**TASK BRIEF**: Omit all pictures, then retype the data exactly as given.

**DATASET SECTION**:

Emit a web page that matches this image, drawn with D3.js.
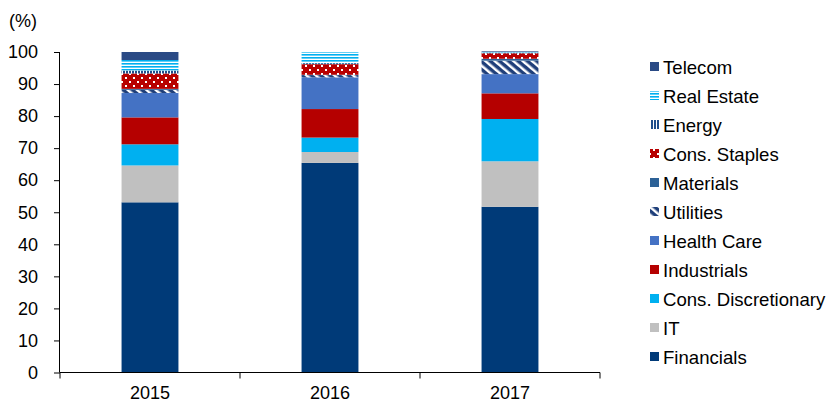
<!DOCTYPE html>
<html><head><meta charset="utf-8">
<script src="https://cdn.jsdelivr.net/npm/d3@7"></script>
<style>body{margin:0;background:#fff}svg{display:block;font-family:"Liberation Sans",Arial,sans-serif}</style>
</head><body><svg id="c" width="827" height="403"></svg>
<script>
const years = ["2015","2016","2017"];
const sectors = ["Financials","IT","Cons. Discretionary","Industrials","Health Care","Utilities","Materials","Cons. Staples","Energy","Real Estate","Telecom"];
const financials = [53.1, 65.4, 51.7];
const it = [11.5, 3.4, 14.2];
const consDisc = [6.6, 4.5, 13.2];
const industrials = [8.4, 8.9, 8.0];
const healthCare = [7.6, 9.9, 6.0];
const utilities = [1.0, 0.7, 4.2];
const materials = [0.3, 0.1, 0.6];
const consStaples = [4.8, 3.3, 1.7];
const energy = [0.9, 0.3, 0.2];
const realEstate = [3.3, 3.5, 0.2];
const telecom = [2.5, 0.0, 0.2];
const yTicks = [0,10,20,30,40,50,60,70,80,90,100];
const seriesValues = [financials,it,consDisc,industrials,healthCare,utilities,materials,consStaples,energy,realEstate,telecom];

const FS = 18;
const svg = d3.select("#c");
const defs = svg.append("defs");
let p = defs.append("pattern").attr("id","pUtil").attr("width",6).attr("height",6).attr("patternUnits","userSpaceOnUse").attr("patternTransform","rotate(40)");
p.append("rect").attr("width",6).attr("height",6).attr("fill","#fff");
p.append("rect").attr("width",6).attr("height",3.5).attr("fill","#1F3F7A");
p = defs.append("pattern").attr("id","pStap").attr("width",8).attr("height",8).attr("patternUnits","userSpaceOnUse");
p.append("rect").attr("width",8).attr("height",8).attr("fill","#B80000");
p.append("rect").attr("x",1).attr("y",1).attr("width",2).attr("height",2).attr("fill","#fff");
p.append("rect").attr("x",5).attr("y",5).attr("width",2).attr("height",2).attr("fill","#fff");
p = defs.append("pattern").attr("id","pEnergy").attr("width",3).attr("height",3).attr("patternUnits","userSpaceOnUse");
p.append("rect").attr("width",3).attr("height",3).attr("fill","#fff");
p.append("rect").attr("width",2).attr("height",3).attr("fill","#1F4E8C");
p = defs.append("pattern").attr("id","pRE").attr("width",4).attr("height",3).attr("patternUnits","userSpaceOnUse");
p.append("rect").attr("width",4).attr("height",3).attr("fill","#fff");
p.append("rect").attr("width",4).attr("height",1.6).attr("fill","#00B0F0");

const fills = ["#003A78","#C0C0C0","#00B0F0","#B50000","#4472C4","url(#pUtil)","#2C6196","url(#pStap)","url(#pEnergy)","url(#pRE)","#2A4A85"];

const x = d3.scaleBand().domain(years).range([60,600]).paddingInner(0.684).paddingOuter(0.342);
const y = d3.scaleLinear().domain([0,100]).range([372.5,52]);

const rows = years.map((yr,i)=>{const o={year:yr}; sectors.forEach((s,j)=>o[s]=seriesValues[j][i]); return o;});
const stack = d3.stack().keys(sectors)(rows);

svg.append("g").selectAll("g").data(stack).join("g").attr("fill",(d,i)=>fills[i])
  .selectAll("rect").data(d=>d).join("rect")
  .attr("x",d=>x(d.data.year)).attr("width",x.bandwidth())
  .attr("y",d=>y(d[1])).attr("height",d=>Math.max(0,y(d[0])-y(d[1])));

const ya = svg.append("g").attr("transform","translate(60,0)")
  .call(d3.axisLeft(y).tickValues(yTicks).tickSize(6).tickPadding(16));
ya.select(".domain").attr("d","M-0.5,52V372.5").attr("stroke","#000");
ya.selectAll("text").attr("font-size",FS).attr("fill","#000").style("font-family","Liberation Sans, Arial, sans-serif");

const xTickScale = d3.scaleLinear().domain([0,3]).range([60,600]);
const xa = svg.append("g").attr("transform","translate(0,372.5)");
xa.append("line").attr("x1",60).attr("x2",600).attr("stroke","#000");
xa.selectAll("line.t").data([0,1,2,3]).join("line").attr("class","t")
  .attr("x1",d=>xTickScale(d)).attr("x2",d=>xTickScale(d)).attr("y1",0).attr("y2",6).attr("stroke","#000");
xa.selectAll("text").data(years).join("text").attr("x",d=>x(d)+x.bandwidth()/2).attr("y",26)
  .attr("text-anchor","middle").attr("font-size",FS).text(d=>d);

svg.append("text").attr("x",9).attr("y",27).attr("font-size",FS).text("(%)");

const leg = svg.append("g");
const legOrder = sectors.map((s,i)=>i).reverse();
legOrder.forEach((si,k)=>{
  const yy = 67 + k*29;
  leg.append("rect").attr("x",650).attr("y",yy-5).attr("width",9).attr("height",9).attr("fill",fills[si]);
  leg.append("text").attr("x",663).attr("y",yy+6.5).attr("font-size",18.6).text(sectors[si]);
});
</script></body></html>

**SOLUTION**:
Emit a web page that matches this image, drawn with D3.js.
<!DOCTYPE html>
<html><head><meta charset="utf-8">
<script src="https://cdn.jsdelivr.net/npm/d3@7"></script>
<style>body{margin:0;background:#fff}svg{display:block;font-family:"Liberation Sans",Arial,sans-serif}</style>
</head><body><svg id="c" width="827" height="403"></svg>
<script>
const years = ["2015","2016","2017"];
const sectors = ["Financials","IT","Cons. Discretionary","Industrials","Health Care","Utilities","Materials","Cons. Staples","Energy","Real Estate","Telecom"];
const financials = [53.1, 65.4, 51.7];
const it = [11.5, 3.4, 14.2];
const consDisc = [6.6, 4.5, 13.2];
const industrials = [8.4, 8.9, 8.0];
const healthCare = [7.6, 9.9, 6.0];
const utilities = [1.0, 0.7, 4.2];
const materials = [0.3, 0.1, 0.6];
const consStaples = [4.8, 3.3, 1.7];
const energy = [0.9, 0.3, 0.2];
const realEstate = [3.3, 3.5, 0.2];
const telecom = [2.5, 0.0, 0.2];
const yTicks = [0,10,20,30,40,50,60,70,80,90,100];
const seriesValues = [financials,it,consDisc,industrials,healthCare,utilities,materials,consStaples,energy,realEstate,telecom];

const FS = 18;
const svg = d3.select("#c");
const defs = svg.append("defs");
let p = defs.append("pattern").attr("id","pUtil").attr("width",6).attr("height",6).attr("patternUnits","userSpaceOnUse").attr("patternTransform","rotate(40)");
p.append("rect").attr("width",6).attr("height",6).attr("fill","#fff");
p.append("rect").attr("width",6).attr("height",3.5).attr("fill","#1F3F7A");
p = defs.append("pattern").attr("id","pStap").attr("width",8).attr("height",8).attr("patternUnits","userSpaceOnUse");
p.append("rect").attr("width",8).attr("height",8).attr("fill","#B80000");
p.append("rect").attr("x",1).attr("y",1).attr("width",2).attr("height",2).attr("fill","#fff");
p.append("rect").attr("x",5).attr("y",5).attr("width",2).attr("height",2).attr("fill","#fff");
p = defs.append("pattern").attr("id","pEnergy").attr("width",3).attr("height",3).attr("patternUnits","userSpaceOnUse");
p.append("rect").attr("width",3).attr("height",3).attr("fill","#fff");
p.append("rect").attr("width",2).attr("height",3).attr("fill","#1F4E8C");
p = defs.append("pattern").attr("id","pRE").attr("width",4).attr("height",3).attr("patternUnits","userSpaceOnUse");
p.append("rect").attr("width",4).attr("height",3).attr("fill","#fff");
p.append("rect").attr("width",4).attr("height",1.6).attr("fill","#00B0F0");

const fills = ["#003A78","#C0C0C0","#00B0F0","#B50000","#4472C4","url(#pUtil)","#2C6196","url(#pStap)","url(#pEnergy)","url(#pRE)","#2A4A85"];

const x = d3.scaleBand().domain(years).range([60,600]).paddingInner(0.684).paddingOuter(0.342);
const y = d3.scaleLinear().domain([0,100]).range([372.5,52]);

const rows = years.map((yr,i)=>{const o={year:yr}; sectors.forEach((s,j)=>o[s]=seriesValues[j][i]); return o;});
const stack = d3.stack().keys(sectors)(rows);

svg.append("g").selectAll("g").data(stack).join("g").attr("fill",(d,i)=>fills[i])
  .selectAll("rect").data(d=>d).join("rect")
  .attr("x",d=>x(d.data.year)).attr("width",x.bandwidth())
  .attr("y",d=>y(d[1])).attr("height",d=>Math.max(0,y(d[0])-y(d[1])));

const ya = svg.append("g").attr("transform","translate(60,0)")
  .call(d3.axisLeft(y).tickValues(yTicks).tickSize(6).tickPadding(16));
ya.select(".domain").attr("d","M-0.5,52V372.5").attr("stroke","#000");
ya.selectAll("text").attr("font-size",FS).attr("fill","#000").style("font-family","Liberation Sans, Arial, sans-serif");

const xTickScale = d3.scaleLinear().domain([0,3]).range([60,600]);
const xa = svg.append("g").attr("transform","translate(0,372.5)");
xa.append("line").attr("x1",60).attr("x2",600).attr("stroke","#000");
xa.selectAll("line.t").data([0,1,2,3]).join("line").attr("class","t")
  .attr("x1",d=>xTickScale(d)).attr("x2",d=>xTickScale(d)).attr("y1",0).attr("y2",6).attr("stroke","#000");
xa.selectAll("text").data(years).join("text").attr("x",d=>x(d)+x.bandwidth()/2).attr("y",26)
  .attr("text-anchor","middle").attr("font-size",FS).text(d=>d);

svg.append("text").attr("x",9).attr("y",27).attr("font-size",FS).text("(%)");

const leg = svg.append("g");
const legOrder = sectors.map((s,i)=>i).reverse();
legOrder.forEach((si,k)=>{
  const yy = 67 + k*29;
  leg.append("rect").attr("x",650).attr("y",yy-5).attr("width",9).attr("height",9).attr("fill",fills[si]);
  leg.append("text").attr("x",663).attr("y",yy+6.5).attr("font-size",18.6).text(sectors[si]);
});
</script></body></html>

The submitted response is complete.